#### Information shown:
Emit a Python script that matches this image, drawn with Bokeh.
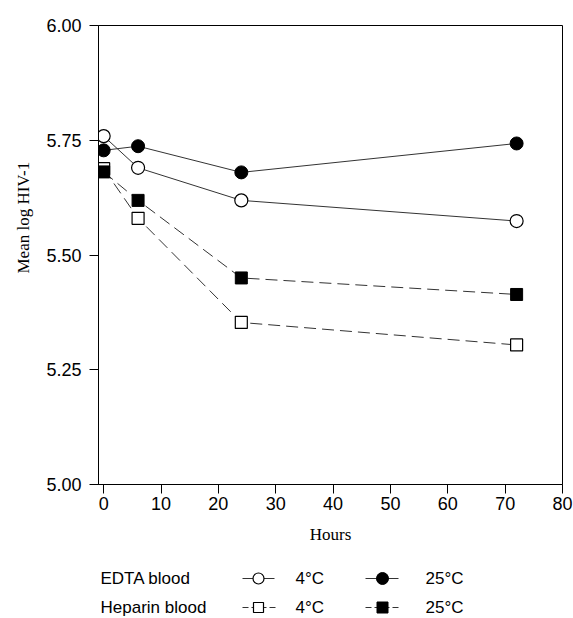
from bokeh.plotting import figure
from bokeh.models import Range1d, FixedTicker, NumeralTickFormatter, Title
from bokeh.layouts import column
from bokeh.embed import file_html
from bokeh.resources import INLINE
from bokeh.core.properties import value

# ---- data ----
hours = [0, 6, 24, 72]
edta_4c = [5.759, 5.690, 5.619, 5.574]
edta_25c = [5.728, 5.737, 5.680, 5.743]
hep_4c = [5.688, 5.580, 5.353, 5.304]
hep_25c = [5.681, 5.619, 5.450, 5.414]

x_ticks = [0, 10, 20, 30, 40, 50, 60, 70, 80]
y_ticks = [5.00, 5.25, 5.50, 5.75, 6.00]
row_labels = ["EDTA blood", "Heparin blood"]
temp_labels = ["4°C", "25°C"]

W = 573
FL, FR, FT, FH = 98, 562, 25, 459   # frame box in page pixels
LINE = "#333333"
SANS = "Liberation Sans"
SERIF = "Liberation Serif"
FS = "17px"
TFS = "18px"

p = figure(width=W, height=550, x_range=Range1d(-0.9, 80), y_range=Range1d(5.0, 6.0),
           output_backend="svg", toolbar_location=None,
           min_border_left=FL, min_border_right=W - FR,
           min_border_top=FT, min_border_bottom=550 - FT - FH)
p.grid.visible = False
p.outline_line_color = "black"
p.outline_line_width = 1
p.outline_line_alpha = 1
p.background_fill_color = "white"
p.border_fill_color = "white"

for ax in (p.xaxis[0], p.yaxis[0]):
    ax.axis_line_color = "black"
    ax.axis_line_width = 1
    ax.major_tick_line_color = "black"
    ax.major_tick_in = 0
    ax.major_tick_out = 9
    ax.minor_tick_out = 0
    ax.minor_tick_in = 0
    ax.major_label_text_font = SANS
    ax.major_label_text_font_size = TFS
    ax.major_label_text_color = "black"

p.xaxis.ticker = FixedTicker(ticks=x_ticks, minor_ticks=[])
p.yaxis.ticker = FixedTicker(ticks=y_ticks, minor_ticks=[])
p.yaxis.formatter = NumeralTickFormatter(format="0.00")
p.xaxis.major_label_standoff = 3
p.yaxis.major_label_standoff = 8
p.xaxis.axis_label = "Hours"
p.xaxis.axis_label_text_font = SERIF
p.xaxis.axis_label_text_font_size = FS
p.xaxis.axis_label_text_font_style = "normal"
p.xaxis.axis_label_text_color = "black"
p.xaxis.axis_label_standoff = 12

ytitle = Title(text="Mean log HIV-1", align="left", offset=211,
               text_font=SERIF, text_font_size=FS, text_font_style="normal",
               text_color="black", standoff=22)
p.add_layout(ytitle, "left")

# lines
p.line(hours, edta_4c, line_color=LINE, line_width=1)
p.line(hours, edta_25c, line_color=LINE, line_width=1)
p.line(hours, hep_4c, line_color=LINE, line_width=1, line_dash="12 6")
p.line(hours, hep_25c, line_color=LINE, line_width=1, line_dash="12 6")
# markers
p.scatter(hours, hep_4c, marker="square", size=12, fill_color="white", line_color="black", line_width=1.2)
p.scatter(hours, hep_25c, marker="square", size=12, fill_color="black", line_color="black")
p.scatter(hours, edta_25c, marker="circle", size=13, fill_color="black", line_color="black")
p.scatter(hours, edta_4c, marker="circle", size=13, fill_color="white", line_color="black", line_width=1.2)

# legend strip below (its frame is aligned with the main frame; coordinates in page pixels)
LTOP = 550
LH = 66
leg = figure(width=W, height=LH, x_range=Range1d(FL, FR), y_range=Range1d(LTOP + LH, LTOP),
             output_backend="svg", toolbar_location=None, min_border=0,
             min_border_left=FL, min_border_right=W - FR,
             x_axis_type=None, y_axis_type=None)
leg.grid.visible = False
leg.outline_line_color = None
leg.border_fill_color = "white"
leg.background_fill_color = "white"

row_y = [578, 607]
leg.text(x=[100, 100], y=row_y, text=row_labels, text_font=value(SANS),
         text_font_size=value(FS), text_baseline="middle", text_align="left", text_color="black")
leg.text(x=[295, 295], y=row_y, text=[temp_labels[0]] * 2, text_font=value(SANS),
         text_font_size=value(FS), text_baseline="middle", text_align="left", text_color="black")
leg.text(x=[425, 425], y=row_y, text=[temp_labels[1]] * 2, text_font=value(SANS),
         text_font_size=value(FS), text_baseline="middle", text_align="left", text_color="black")

leg.segment(x0=[242, 365], y0=[row_y[0]] * 2, x1=[274, 398], y1=[row_y[0]] * 2,
            line_color=LINE, line_width=1)
leg.segment(x0=[242, 365], y0=[row_y[1]] * 2, x1=[277, 398], y1=[row_y[1]] * 2,
            line_color=LINE, line_width=1, line_dash="6 3")
leg.scatter([258], [row_y[0]], marker="circle", size=11, fill_color="white", line_color="black", line_width=1.2)
leg.scatter([382], [row_y[0]], marker="circle", size=12, fill_color="black", line_color="black")
leg.scatter([258], [row_y[1]], marker="square", size=10, fill_color="white", line_color="black", line_width=1.2)
leg.scatter([382], [row_y[1]], marker="square", size=11, fill_color="black", line_color="black")

layout = column(p, leg, spacing=0)
open("out.html", "w").write(file_html(layout, INLINE))
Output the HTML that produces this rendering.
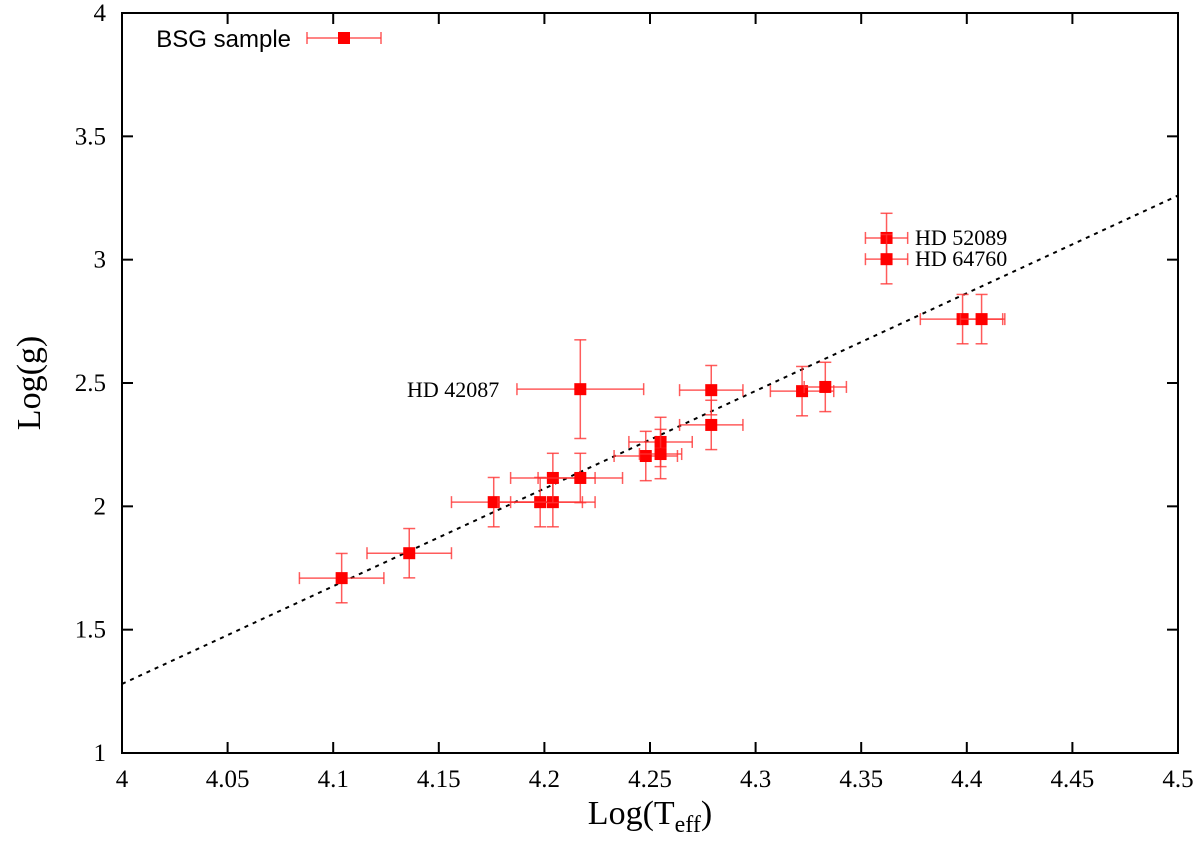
<!DOCTYPE html>
<html><head><meta charset="utf-8"><style>
body{margin:0;background:#fff}
</style></head><body>
<svg id="c" width="1200" height="839" xmlns="http://www.w3.org/2000/svg" style="font-family:'Liberation Serif',serif"></svg>
<script>
const xVals=[4.104,4.136,4.176,4.198,4.204,4.204,4.217,4.217,4.248,4.255,4.255,4.279,4.279,4.322,4.333,4.362,4.362,4.398,4.407];
const yVals=[1.709,1.81,2.017,2.017,2.017,2.115,2.115,2.475,2.204,2.261,2.212,2.471,2.33,2.467,2.484,3.088,3.002,2.759,2.759];
const xErr=[0.02,0.02,0.02,0.02,0.02,0.02,0.02,0.03,0.015,0.015,0.01,0.015,0.015,0.015,0.01,0.01,0.01,0.02,0.01];
const yErr=[0.1,0.1,0.1,0.1,0.1,0.1,0.1,0.2,0.1,0.1,0.1,0.1,0.1,0.1,0.1,0.1,0.1,0.1,0.1];
const xTicks=[4,4.05,4.1,4.15,4.2,4.25,4.3,4.35,4.4,4.45,4.5];
const yTicks=[1,1.5,2,2.5,3,3.5,4];
const fitLine=[[4,1.28],[4.5,3.26]];
const X0=122,X1=1178,Y0=753,Y1=13;
const sx=v=>X0+(v-4)/0.5*(X1-X0);
const sy=v=>Y0-(v-1)/3*(Y0-Y1);
const svg=document.getElementById('c');
function el(t,a,p){const e=document.createElementNS('http://www.w3.org/2000/svg',t);for(const k in a)e.setAttribute(k,a[k]);(p||svg).appendChild(e);return e;}
let fl=el('line',{x1:sx(fitLine[0][0]),y1:sy(fitLine[0][1]),x2:sx(fitLine[1][0]),y2:sy(fitLine[1][1]),stroke:'#000','stroke-width':2,'stroke-dasharray':'4,5'});


const g=el('g',{});


function errPoint(cx,cy,hx,hy,parent){
  const s={stroke:'#f33','stroke-width':1.5,'stroke-opacity':0.8};
  el('line',Object.assign({x1:cx-hx,y1:cy,x2:cx+hx,y2:cy},s),parent);
  el('line',Object.assign({x1:cx-hx,y1:cy-6,x2:cx-hx,y2:cy+6},s),parent);
  el('line',Object.assign({x1:cx+hx,y1:cy-6,x2:cx+hx,y2:cy+6},s),parent);
  el('line',Object.assign({x1:cx,y1:cy-hy,x2:cx,y2:cy+hy},s),parent);
  el('line',Object.assign({x1:cx-6,y1:cy-hy,x2:cx+6,y2:cy-hy},s),parent);
  el('line',Object.assign({x1:cx-6,y1:cy+hy,x2:cx+6,y2:cy+hy},s),parent);
  return el('rect',{x:cx-6,y:cy-6,width:12,height:12,fill:'#f00'},parent);
}
for(let i=0;i<xVals.length;i++){
  const pg=el('g',{},g);
  
  
  errPoint(sx(xVals[i]),sy(yVals[i]),xErr[i]/0.5*(X1-X0),yErr[i]/3*(Y0-Y1),pg);
}
const fr=el('rect',{x:X0,y:Y1,width:X1-X0,height:Y0-Y1,fill:'none',stroke:'#000','stroke-width':2});


xTicks.forEach(v=>{
  const x=sx(v);
  el('line',{x1:x,y1:Y0,x2:x,y2:Y0-11,stroke:'#000','stroke-width':2});
  el('line',{x1:x,y1:Y1,x2:x,y2:Y1+11,stroke:'#000','stroke-width':2});
  const t=el('text',{x:x,y:787,'font-size':25,'text-anchor':'middle'});t.textContent=String(v);
  
  
});
yTicks.forEach(v=>{
  const y=sy(v);
  el('line',{x1:X0,y1:y,x2:X0+11,y2:y,stroke:'#000','stroke-width':2});
  el('line',{x1:X1,y1:y,x2:X1-11,y2:y,stroke:'#000','stroke-width':2});
  const t=el('text',{x:106,y:y+8,'font-size':25,'text-anchor':'end'});t.textContent=String(v);
  
  
});
</script>
<svg width="1200" height="839" style="position:absolute;left:0;top:0" xmlns="http://www.w3.org/2000/svg">
<text x="650" y="824" font-size="34" text-anchor="middle" style="font-family:'Liberation Serif',serif">Log(T<tspan font-size="24" dy="8">eff</tspan><tspan dy="-8">)</tspan></text>
<text transform="translate(40,383) rotate(-90)" font-size="34" text-anchor="middle" style="font-family:'Liberation Serif',serif">Log(g)</text>
<text x="291" y="47" font-size="24" text-anchor="end" style="font-family:'Liberation Sans',sans-serif">BSG sample</text>
<g stroke="#f33" stroke-width="1.5" stroke-opacity="0.8">
<line x1="307" y1="38" x2="381" y2="38"/><line x1="307" y1="32" x2="307" y2="44"/><line x1="381" y1="32" x2="381" y2="44"/>
<rect x="338" y="32" width="12" height="12" fill="#f00" stroke="none"/></g>
<text x="407" y="397" font-size="22" style="font-family:'Liberation Serif',serif">HD 42087</text>
<text x="915" y="245" font-size="22" style="font-family:'Liberation Serif',serif">HD 52089</text>
<text x="915" y="266" font-size="22" style="font-family:'Liberation Serif',serif">HD 64760</text>
</svg>
</body></html>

#### Exercise brief:
Pictures stay out. Repeat only the lines from the beginning of the data through the line that has "hep_25c = [5.681, 5.619, 5.450, 5.414]".

#### Full answer:
Emit a Python script that matches this image, drawn with Bokeh.
from bokeh.plotting import figure
from bokeh.models import Range1d, FixedTicker, NumeralTickFormatter, Title
from bokeh.layouts import column
from bokeh.embed import file_html
from bokeh.resources import INLINE
from bokeh.core.properties import value

# ---- data ----
hours = [0, 6, 24, 72]
edta_4c = [5.759, 5.690, 5.619, 5.574]
edta_25c = [5.728, 5.737, 5.680, 5.743]
hep_4c = [5.688, 5.580, 5.353, 5.304]
hep_25c = [5.681, 5.619, 5.450, 5.414]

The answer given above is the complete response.